Render the material again word for word, skipping the pictures in it.

**Given data**.
=-=-=-=-=
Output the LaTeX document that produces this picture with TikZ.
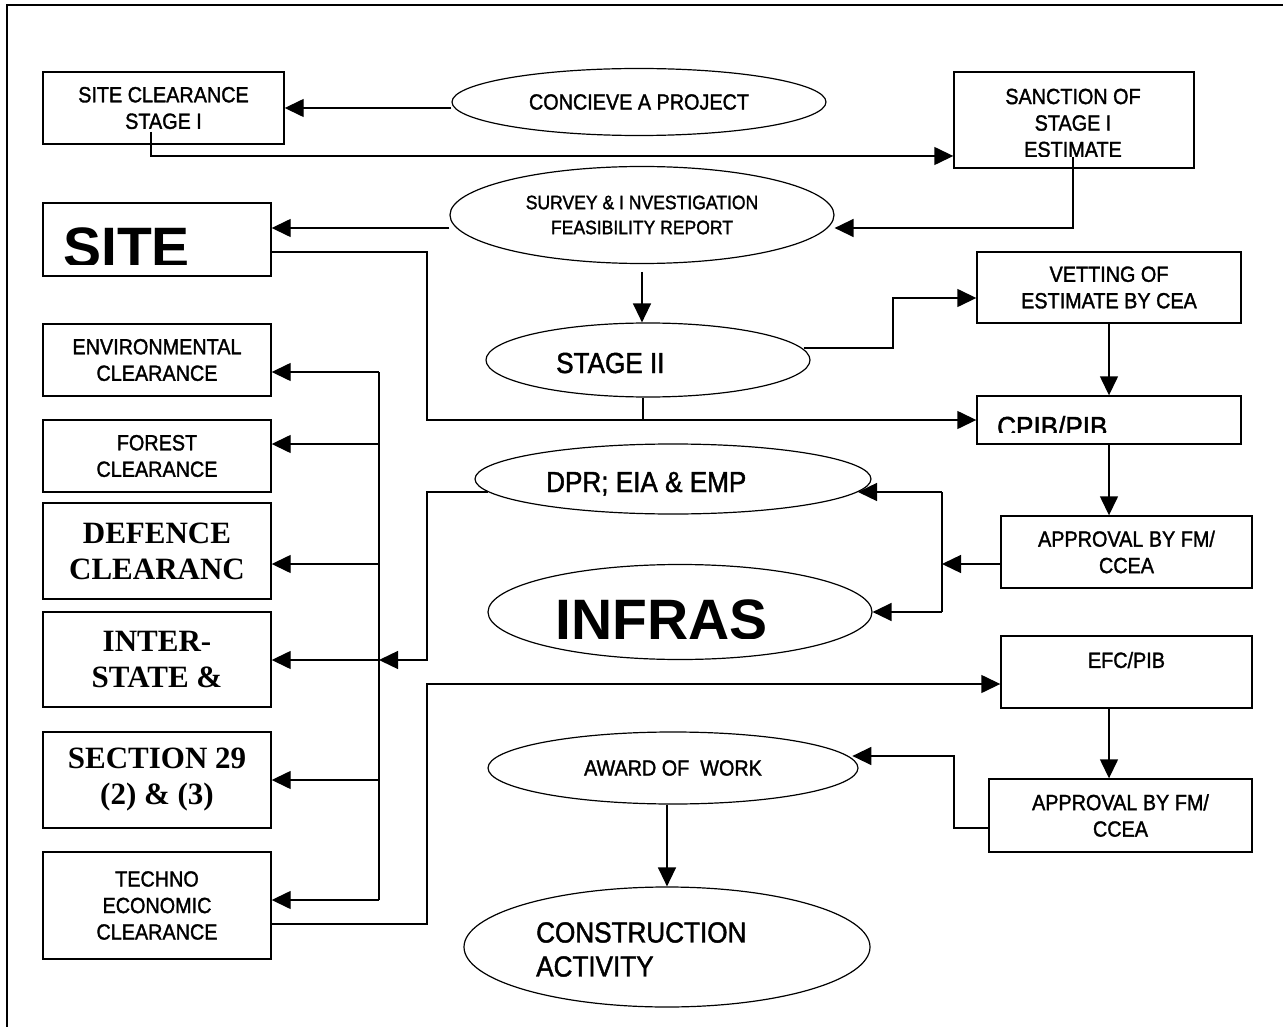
\documentclass[tikz,border=0pt]{standalone}
\usepackage{fontspec}
\setmainfont{Liberation Sans}[FakeStretch=0.9, FakeBold=1.5]
\newfontfamily\widefont{Liberation Sans}
\newfontfamily\romanfont{Liberation Serif}
\usetikzlibrary{shapes.geometric, arrows.meta}

\begin{document}
\begin{tikzpicture}[
    x=1pt, y=-1pt,
    box/.style={rectangle, draw, line width=1.4pt, inner sep=0pt, align=center, font=\fontsize{22}{26.5}\selectfont},
    serifbox/.style={box, font=\romanfont\bfseries\fontsize{31}{36}\selectfont},
    oval/.style={ellipse, draw, line width=1.2pt, inner sep=0pt, align=center, font=\fontsize{22}{26.5}\selectfont},
    plaintext/.style={inner sep=0pt, align=center, font=\fontsize{22}{26.5}\selectfont},
    bigtext/.style={inner sep=0pt, align=left, anchor=west, font=\fontsize{29}{34}\selectfont},
    hugetext/.style={inner sep=0pt, anchor=base west, font=\widefont\bfseries\fontsize{57}{60}\selectfont},
    arrow/.style={-{Triangle[length=19pt, width=18pt]}, line width=1.4pt},
    wire/.style={line width=1.4pt}
]
\useasboundingbox (0,0) rectangle (1283,1027);
\draw[wire] (7,1027) -- (7,5) -- (1283,5);

\node[box, minimum width=241pt, minimum height=72pt] (scl) at (163.5,108) {SITE CLEARANCE\\STAGE I};

\node[oval, minimum width=374pt, minimum height=67pt] (concieve) at (639,102) {CONCIEVE A PROJECT};

\node[box, minimum width=240pt, minimum height=96pt] (sanction) at (1074,120) {};
\begin{scope}
    \clip (955,73) rectangle (1193,157);
    \node[plaintext] (sanctiontxt) at (1073,123) {SANCTION OF\\STAGE I\\ESTIMATE};
\end{scope}

\node[oval, minimum width=384pt, minimum height=97pt, font=\fontsize{19.5}{25}\selectfont] (survey) at (642,215) {SURVEY \& I NVESTIGATION\\FEASIBILITY REPORT};

\node[box, minimum width=228pt, minimum height=73pt] (site) at (157,239.5) {};
\begin{scope}
    \clip (44,204) rectangle (270,265);
    \node[hugetext] (sitetxt) at (63,268) {SITE};
\end{scope}

\node[box, minimum width=264pt, minimum height=71pt] (vetting) at (1109,287.5) {VETTING OF\\ESTIMATE BY CEA};

\node[oval, minimum width=324pt, minimum height=74pt] (stage) at (648,360) {};
\node[bigtext, anchor=base west] (stagetxt) at (556,373) {STAGE II};

\node[box, minimum width=264pt, minimum height=48pt] (cpib) at (1109,420) {};
\begin{scope}
    \clip (978,397) rectangle (1240,432);
    \node[bigtext, anchor=base west] (cpibtxt) at (997,437) {CPIB/PIB};
\end{scope}

\node[oval, minimum width=396pt, minimum height=70pt] (dpr) at (673,479) {};
\node[bigtext, anchor=base west] (dprtxt) at (546,492) {DPR; EIA \& EMP};

\node[box, minimum width=251pt, minimum height=72pt] (appr1) at (1126.5,552) {APPROVAL BY FM/\\CCEA};

\node[oval, minimum width=384pt, minimum height=95pt] (infras) at (680,612) {};
\begin{scope}
    \clip (490,566) rectangle (870,638);
    \node[hugetext] (infrastxt) at (555,639) {INFRAS};
\end{scope}

\node[box, minimum width=251pt, minimum height=72pt] (efc) at (1126.5,672) {};
\node[plaintext] (efctxt) at (1126.5,660) {EFC/PIB};

\node[oval, minimum width=370pt, minimum height=72pt] (award) at (673,768) {AWARD OF\ \ WORK};

\node[box, minimum width=263pt, minimum height=73pt] (appr2) at (1120.5,815.5) {APPROVAL BY FM/\\CCEA};

\node[oval, minimum width=406pt, minimum height=120pt] (cons) at (667,947) {};
\node[bigtext] (constxt) at (536,949.5) {CONSTRUCTION\\ACTIVITY};

\node[box, minimum width=228pt, minimum height=72pt] (env) at (157,360) {ENVIRONMENTAL\\CLEARANCE};
\node[box, minimum width=228pt, minimum height=72pt] (forest) at (157,456) {FOREST\\CLEARANCE};
\node[serifbox, minimum width=228pt, minimum height=96pt] (defence) at (157,551) {DEFENCE\\CLEARANC};
\node[serifbox, minimum width=228pt, minimum height=95pt] (inter) at (157,659.5) {INTER-\\STATE \&};
\node[serifbox, minimum width=228pt, minimum height=96pt] (section) at (157,780) {SECTION 29\\(2) \& (3)};
\node[box, minimum width=228pt, minimum height=107pt] (techno) at (157,905.5) {TECHNO\\ECONOMIC\\CLEARANCE};

\coordinate (sclout) at (151,132);
\coordinate (sanctionout) at (1073,157);

\draw[arrow] (concieve.west |- 0,108) -- (scl.east |- 0,108);
\draw[arrow] (sclout) |- (sanction.west |- 0,156);
\draw[arrow] (sanctionout) |- (survey.east |- 0,228);
\draw[arrow] (survey.west |- 0,228) -- (site.east |- 0,228);
\draw[arrow] (site.east |- 0,252) -| (427,420) -- (cpib.west |- 0,420);
\draw[arrow] (survey.south |- 0,272) -- (survey.south |- stage.north);
\draw[arrow] (stage.4.5 |- 0,348) -| (893,298) -- (vetting.west |- 0,298);
\draw[wire] (stage.south -| 643,0) -- (643,420);
\draw[arrow] (vetting.south) -- (cpib.north);
\draw[arrow] (cpib.south) -- (cpib.south |- appr1.north);
\draw[arrow] (appr1.west |- 0,564) -- (942,564);
\draw[wire] (942,492) -- (942,612);
\draw[arrow] (942,492) -- (dpr.-4 |- 0,492);
\draw[arrow] (942,612) -- (infras.east);
\draw[arrow] (dpr.184 |- 0,492) -| (427,660) -- (379,660);
\draw[wire] (379,372) -- (379,900);
\foreach \b/\y in {env/372, forest/444, defence/564, inter/660, section/780, techno/900}
    \draw[arrow] (379,\y) -- (\b.east |- 0,\y);
\draw[arrow] (techno.east |- 0,924) -| (427,684) -- (efc.west |- 0,684);
\draw[arrow] (efc.south -| 1109,0) -- (appr2.north -| 1109,0);
\draw[arrow] (appr2.west |- 0,828) -| (954,756) -- (award.3.9 |- 0,756);
\draw[arrow] (award.south -| 667,0) -- (cons.north);

\end{tikzpicture}
\end{document}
=-=-=-=-=
**Solution to the problem**.
Output the LaTeX document that produces this picture with TikZ.
\documentclass[tikz,border=0pt]{standalone}
\usepackage{fontspec}
\setmainfont{Liberation Sans}[FakeStretch=0.9, FakeBold=1.5]
\newfontfamily\widefont{Liberation Sans}
\newfontfamily\romanfont{Liberation Serif}
\usetikzlibrary{shapes.geometric, arrows.meta}

\begin{document}
\begin{tikzpicture}[
    x=1pt, y=-1pt,
    box/.style={rectangle, draw, line width=1.4pt, inner sep=0pt, align=center, font=\fontsize{22}{26.5}\selectfont},
    serifbox/.style={box, font=\romanfont\bfseries\fontsize{31}{36}\selectfont},
    oval/.style={ellipse, draw, line width=1.2pt, inner sep=0pt, align=center, font=\fontsize{22}{26.5}\selectfont},
    plaintext/.style={inner sep=0pt, align=center, font=\fontsize{22}{26.5}\selectfont},
    bigtext/.style={inner sep=0pt, align=left, anchor=west, font=\fontsize{29}{34}\selectfont},
    hugetext/.style={inner sep=0pt, anchor=base west, font=\widefont\bfseries\fontsize{57}{60}\selectfont},
    arrow/.style={-{Triangle[length=19pt, width=18pt]}, line width=1.4pt},
    wire/.style={line width=1.4pt}
]
\useasboundingbox (0,0) rectangle (1283,1027);
\draw[wire] (7,1027) -- (7,5) -- (1283,5);

\node[box, minimum width=241pt, minimum height=72pt] (scl) at (163.5,108) {SITE CLEARANCE\\STAGE I};

\node[oval, minimum width=374pt, minimum height=67pt] (concieve) at (639,102) {CONCIEVE A PROJECT};

\node[box, minimum width=240pt, minimum height=96pt] (sanction) at (1074,120) {};
\begin{scope}
    \clip (955,73) rectangle (1193,157);
    \node[plaintext] (sanctiontxt) at (1073,123) {SANCTION OF\\STAGE I\\ESTIMATE};
\end{scope}

\node[oval, minimum width=384pt, minimum height=97pt, font=\fontsize{19.5}{25}\selectfont] (survey) at (642,215) {SURVEY \& I NVESTIGATION\\FEASIBILITY REPORT};

\node[box, minimum width=228pt, minimum height=73pt] (site) at (157,239.5) {};
\begin{scope}
    \clip (44,204) rectangle (270,265);
    \node[hugetext] (sitetxt) at (63,268) {SITE};
\end{scope}

\node[box, minimum width=264pt, minimum height=71pt] (vetting) at (1109,287.5) {VETTING OF\\ESTIMATE BY CEA};

\node[oval, minimum width=324pt, minimum height=74pt] (stage) at (648,360) {};
\node[bigtext, anchor=base west] (stagetxt) at (556,373) {STAGE II};

\node[box, minimum width=264pt, minimum height=48pt] (cpib) at (1109,420) {};
\begin{scope}
    \clip (978,397) rectangle (1240,432);
    \node[bigtext, anchor=base west] (cpibtxt) at (997,437) {CPIB/PIB};
\end{scope}

\node[oval, minimum width=396pt, minimum height=70pt] (dpr) at (673,479) {};
\node[bigtext, anchor=base west] (dprtxt) at (546,492) {DPR; EIA \& EMP};

\node[box, minimum width=251pt, minimum height=72pt] (appr1) at (1126.5,552) {APPROVAL BY FM/\\CCEA};

\node[oval, minimum width=384pt, minimum height=95pt] (infras) at (680,612) {};
\begin{scope}
    \clip (490,566) rectangle (870,638);
    \node[hugetext] (infrastxt) at (555,639) {INFRAS};
\end{scope}

\node[box, minimum width=251pt, minimum height=72pt] (efc) at (1126.5,672) {};
\node[plaintext] (efctxt) at (1126.5,660) {EFC/PIB};

\node[oval, minimum width=370pt, minimum height=72pt] (award) at (673,768) {AWARD OF\ \ WORK};

\node[box, minimum width=263pt, minimum height=73pt] (appr2) at (1120.5,815.5) {APPROVAL BY FM/\\CCEA};

\node[oval, minimum width=406pt, minimum height=120pt] (cons) at (667,947) {};
\node[bigtext] (constxt) at (536,949.5) {CONSTRUCTION\\ACTIVITY};

\node[box, minimum width=228pt, minimum height=72pt] (env) at (157,360) {ENVIRONMENTAL\\CLEARANCE};
\node[box, minimum width=228pt, minimum height=72pt] (forest) at (157,456) {FOREST\\CLEARANCE};
\node[serifbox, minimum width=228pt, minimum height=96pt] (defence) at (157,551) {DEFENCE\\CLEARANC};
\node[serifbox, minimum width=228pt, minimum height=95pt] (inter) at (157,659.5) {INTER-\\STATE \&};
\node[serifbox, minimum width=228pt, minimum height=96pt] (section) at (157,780) {SECTION 29\\(2) \& (3)};
\node[box, minimum width=228pt, minimum height=107pt] (techno) at (157,905.5) {TECHNO\\ECONOMIC\\CLEARANCE};

\coordinate (sclout) at (151,132);
\coordinate (sanctionout) at (1073,157);

\draw[arrow] (concieve.west |- 0,108) -- (scl.east |- 0,108);
\draw[arrow] (sclout) |- (sanction.west |- 0,156);
\draw[arrow] (sanctionout) |- (survey.east |- 0,228);
\draw[arrow] (survey.west |- 0,228) -- (site.east |- 0,228);
\draw[arrow] (site.east |- 0,252) -| (427,420) -- (cpib.west |- 0,420);
\draw[arrow] (survey.south |- 0,272) -- (survey.south |- stage.north);
\draw[arrow] (stage.4.5 |- 0,348) -| (893,298) -- (vetting.west |- 0,298);
\draw[wire] (stage.south -| 643,0) -- (643,420);
\draw[arrow] (vetting.south) -- (cpib.north);
\draw[arrow] (cpib.south) -- (cpib.south |- appr1.north);
\draw[arrow] (appr1.west |- 0,564) -- (942,564);
\draw[wire] (942,492) -- (942,612);
\draw[arrow] (942,492) -- (dpr.-4 |- 0,492);
\draw[arrow] (942,612) -- (infras.east);
\draw[arrow] (dpr.184 |- 0,492) -| (427,660) -- (379,660);
\draw[wire] (379,372) -- (379,900);
\foreach \b/\y in {env/372, forest/444, defence/564, inter/660, section/780, techno/900}
    \draw[arrow] (379,\y) -- (\b.east |- 0,\y);
\draw[arrow] (techno.east |- 0,924) -| (427,684) -- (efc.west |- 0,684);
\draw[arrow] (efc.south -| 1109,0) -- (appr2.north -| 1109,0);
\draw[arrow] (appr2.west |- 0,828) -| (954,756) -- (award.3.9 |- 0,756);
\draw[arrow] (award.south -| 667,0) -- (cons.north);

\end{tikzpicture}
\end{document}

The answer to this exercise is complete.